Let’s just say it.
Sexual connection in a committed relationship is not a bonus feature. It’s not a luxury. It’s not something you get to once the house is clean, the emails are answered, and your hormones behave.
It’s foundational.
And when it disappears, the relationship feels it. Even if no one is talking about it.
I work with couples who love each other. Good people. Decent marriages. Shared history. Shared responsibilities. They are raising kids, building careers, managing aging parents, navigating menopause, stress, resentment, exhaustion.
They are functioning.
But they are not touching.
And over time, something subtle shifts.
They stop reaching.
They stop flirting.
They stop lingering.
They stop feeling chosen.
You can call it “low libido.” You can blame hormones. You can blame stress. And yes, those things matter. I’m a holistic nutritionist. I understand physiology. But this isn’t just chemistry.
It’s connection.
Sex is not only about orgasm. It’s about access. It’s about allowing your partner to feel you. To feel wanted. To feel that spark that says, “I still see you as my lover.”
Without that, couples slowly become efficient roommates.
No one intends for it to happen. It just does.
Especially for women in midlife.
Your body changes. Desire changes. Your tolerance for nonsense drops. You may feel disconnected from your sensual self. You may not feel attractive. You may not feel pursued.
So you step back. Quietly.
And your partner, who may not have the language for any of this, feels distance. Confusion. Frustration. So he pulls back. Or he stops trying.
Now you both feel a little alone.
If your sex life has cooled, it is not a verdict on your marriage. It is a signal that intimacy has slipped down the priority list.
That happens easily. Life gets loud. Responsibilities multiply. Hormones shift. Resentments go unspoken. You focus on keeping everything running smoothly and somewhere along the way, the sensual part of your relationship gets pushed aside.
Not intentionally.
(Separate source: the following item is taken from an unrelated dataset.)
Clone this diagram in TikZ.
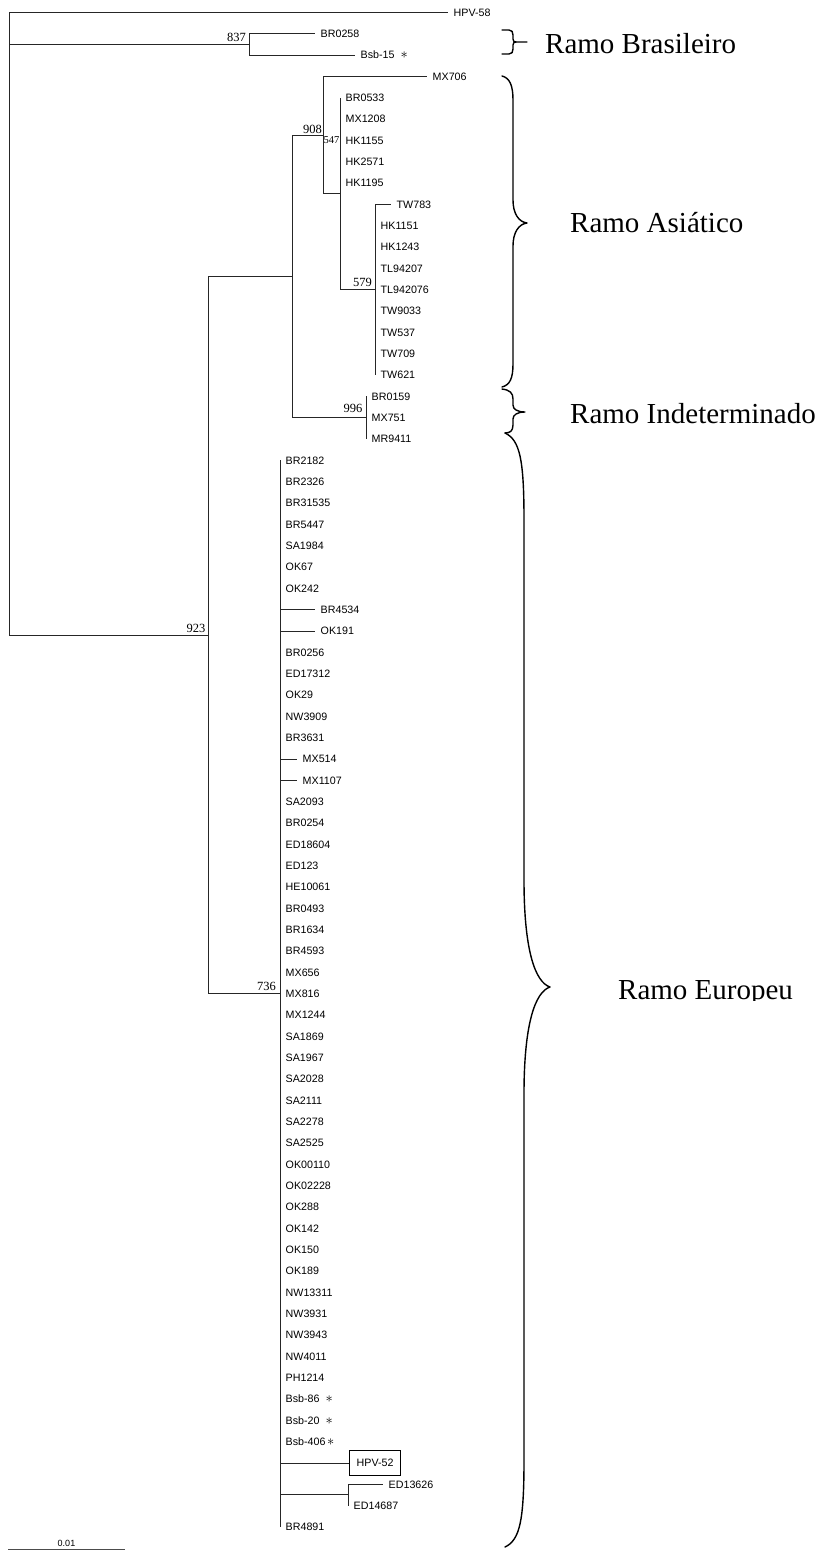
\documentclass[tikz,border=0pt]{standalone}
\usepackage{fontspec}
\newfontfamily\leaffont{Liberation Sans}
\newfontfamily\numfont{Liberation Serif}
\tikzset{
  br/.style={line width=0.85pt, draw=black!85},
  leaf/.style={anchor=west, inner sep=0pt, text height=7.6pt, text depth=0pt,
    font=\leaffont\fontsize{10.7}{12}\selectfont},
  boot/.style={inner sep=0pt, text depth=0pt, font=\numfont\fontsize{12.5}{14}\selectfont},
  clade/.style={anchor=base west, inner sep=0pt, font=\numfont\fontsize{29}{32}\selectfont},
  bracepath/.style={line width=1.4pt, line cap=round, line join=round},
  refbox/.style={draw, line width=1.3pt, anchor=west, minimum width=51pt, minimum height=25pt,
    inner sep=0pt, font=\leaffont\fontsize{10.7}{12}\selectfont}
}
% marker for the Brasília samples
\newcommand\bsbmark{{\fontsize{14}{14}\selectfont$\ast$}}
% a branch from a parent to a leaf tip at (x, row), with the leaf's name
\newcommand\twig[5]{%
  \coordinate (#1) at (#3,{12.5+21.33*#4});
  \draw[br] (#2) |- (#1);
  \node[leaf] (#1-t) at ([xshift=5.5pt]#1) {#5};}
\begin{document}
\begin{tikzpicture}[x=1pt,y=-1pt]
\useasboundingbox (0,0) rectangle (818,1550);

% internal nodes of the tree
\coordinate (root) at (9,12.5);
\coordinate (nBR)  at (249,44.5);
\coordinate (n923) at (208,635.07);
\coordinate (n908) at (292,276.46);
\coordinate (nX)   at (323,135.15);
\coordinate (n547) at (340,193.8);
\coordinate (n579) at (375,289.79);
\coordinate (n996) at (366,417.77);
\coordinate (nEU)  at (280,993.68);
\coordinate (nED)  at (348,1494.9);

% backbone
\draw[br] (root) |- (nBR);
\draw[br] (root) |- (n923);
\draw[br] (n923) |- (n908);
\draw[br] (n923) |- (nEU);
\draw[br] (n908) |- (nX);
\draw[br] (n908) |- (n996);
\draw[br] (nX) |- (n547);
\draw[br] (n547) |- (n579);
\draw[br] (nEU) |- (nED);

% outgroup and Brazilian lineage
\twig{hpv58}{root}{448}{0}{HPV-58}
\twig{br0258}{nBR}{315}{1}{BR0258}
\twig{bsb15}{nBR}{355}{2}{Bsb-15\hspace{6pt}\bsbmark}

% Asian lineage
\twig{mx706}{nX}{427}{3}{MX706}
\foreach \nm/\r in {BR0533/4, MX1208/5, HK1155/6, HK2571/7, HK1195/8}
  {\twig{a\r}{n547}{340}{\r}{\nm}}
\twig{tw783}{n579}{391}{9}{TW783}
\foreach \nm/\r in {HK1151/10, HK1243/11, TL94207/12, TL942076/13, TW9033/14, TW537/15, TW709/16, TW621/17}
  {\twig{b\r}{n579}{375}{\r}{\nm}}

% undetermined lineage
\foreach \nm/\r in {BR0159/18, MX751/19, MR9411/20}
  {\twig{c\r}{n996}{366}{\r}{\nm}}

% European lineage
\foreach \nm/\r/\tx in {BR2182/21/280, BR2326/22/280, BR31535/23/280, BR5447/24/280,
    SA1984/25/280, OK67/26/280, OK242/27/280, BR4534/28/315, OK191/29/315,
    BR0256/30/280, ED17312/31/280, OK29/32/280, NW3909/33/280, BR3631/34/280,
    MX514/35/297, MX1107/36/297, SA2093/37/280, BR0254/38/280, ED18604/39/280,
    ED123/40/280, HE10061/41/280, BR0493/42/280, BR1634/43/280, BR4593/44/280,
    MX656/45/280, MX816/46/280, MX1244/47/280, SA1869/48/280, SA1967/49/280,
    SA2028/50/280, SA2111/51/280, SA2278/52/280, SA2525/53/280, OK00110/54/280,
    OK02228/55/280, OK288/56/280, OK142/57/280, OK150/58/280, OK189/59/280,
    NW13311/60/280, NW3931/61/280, NW3943/62/280, NW4011/63/280, PH1214/64/280}
  {\twig{e\r}{nEU}{\tx}{\r}{\nm}}
\twig{e65}{nEU}{280}{65}{Bsb-86\hspace{6pt}\bsbmark}
\twig{e66}{nEU}{280}{66}{Bsb-20\hspace{6pt}\bsbmark}
\twig{e67}{nEU}{280}{67}{Bsb-406\hspace{1.5pt}\bsbmark}
\coordinate (hpv52) at (349,{12.5+21.33*68});
\draw[br] (nEU) |- (hpv52);
\node[refbox] (hpv52-t) at (hpv52) {HPV-52};
\twig{ed13626}{nED}{383}{69}{ED13626}
\twig{ed14687}{nED}{348}{70}{ED14687}
\twig{br4891}{nEU}{280}{71}{BR4891}

% bootstrap values
\node[boot, anchor=south east] (b837) at (246,42) {837};
\node[boot, anchor=south east] (b908) at (322,133.5) {908};
\node[boot, anchor=north east, font=\numfont\fontsize{10.5}{12}\selectfont] (b547) at (339.5,136) {547};
\node[boot, anchor=south east] (b579) at (372,287) {579};
\node[boot, anchor=south east] (b996) at (362.5,413) {996};
\node[boot, anchor=south east] (b923) at (205.5,633) {923};
\node[boot, anchor=south east] (b736) at (276,991) {736};

% braces grouping the lineages
\draw[bracepath] (502,30) -- (509,30) .. controls (512,30) and (513,32) .. (513,35)
  -- (513,39) .. controls (513,41) and (514,42) .. (516,42) -- (527,42);
\draw[bracepath] (502,54) -- (509,54) .. controls (512,54) and (513,52) .. (513,49)
  -- (513,45) .. controls (513,43) and (514,42) .. (516,42);
\draw[bracepath] (502,76) .. controls (510,78) and (513,86) .. (513,100)
  -- (513,200) .. controls (513,214) and (519,222) .. (527,223)
  .. controls (519,224) and (513,232) .. (513,246)
  -- (513,364) .. controls (513,378) and (510,385) .. (502,387);
\draw[bracepath] (502,389) .. controls (510,390) and (513,393) .. (513,399)
  -- (513,405) .. controls (513,409) and (517,412) .. (525,412)
  .. controls (517,412) and (513,415) .. (513,419)
  -- (513,425) .. controls (513,431) and (510,433) .. (505,433);
\draw[bracepath] (505,433) .. controls (520,440) and (524,460) .. (524,520)
  -- (524,880) .. controls (524,950) and (535,982) .. (550,987)
  .. controls (535,992) and (524,1024) .. (524,1094)
  -- (524,1460) .. controls (524,1520) and (520,1540) .. (505,1547);

% lineage names
\node[clade] (rbr) at (545,53) {Ramo Brasileiro};
\node[clade] (ras) at (570,232) {Ramo Asiático};
\node[clade] (rin) at (570,423) {Ramo Indeterminado};
\begin{scope}
  \clip (600,950) rectangle (818,1000.5);
  \node[clade] (reu) at (618,999) {Ramo Europeu};
\end{scope}

% scale bar
\coordinate (sb0) at (8,1549);
\coordinate (sb1) at (125,1549);
\draw[line width=0.8pt, draw=black!70] (sb0) -- (sb1);
\node[anchor=base, inner sep=0pt, font=\leaffont\fontsize{9}{10}\selectfont] (sbl) at (66.5,1546.5) {0.01};
\end{tikzpicture}
\end{document}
Not maliciously. Just gradually.
And the longer it sits there unattended, the harder it can feel to pick back up.
But here’s the truth: intimacy responds to attention. It responds to intention. It responds to two people deciding that their connection matters enough to nurture.
You do not need to overhaul your life. You need to bring desire back into the room on purpose.
Desire does not always show up first. For many women, especially in long-term relationships, desire follows engagement. It follows touch. It follows emotional safety. It follows feeling feminine instead of managing everything.
If you are living in constant problem-solving mode, you are in your masculine energy all day long. Strong. Capable. Efficient.
But that energy is not erotic.
Eroticism lives in softness. In presence. In surrender. In allowing yourself to be pursued instead of always leading.
That shift alone can change the entire dynamic. Not overnight. Not magically. But meaningfully.
Small things matter.
Sitting closer on the couch.
Touching his arm when you pass.
Letting a kiss last longer than two seconds.
Going to bed at the same time.
Locking the bedroom door and deciding that tonight is about connection, not performance.
You do not need circus tricks. You need intention.
Sexual connection is not optional in a committed relationship. It’s how you stay close, how you feel chosen, how you remember you are lovers and not just partners in logistics.
You don’t need to force desire. You don’t need magic or perfection. You need attention. Intention. Small, deliberate actions that bring touch, presence, and playfulness back into your relationship.
Start with the little things. Sit closer. Touch more. Let a kiss linger. Let bedtime be about connection, not routine. Let yourself be pursued again.
This is how intimacy comes alive. Not as an extra. Not as a reward. But as a core part of your life together.
Because great relationships are built on emotional connection, shared values and yes, a healthy, intentional sex life.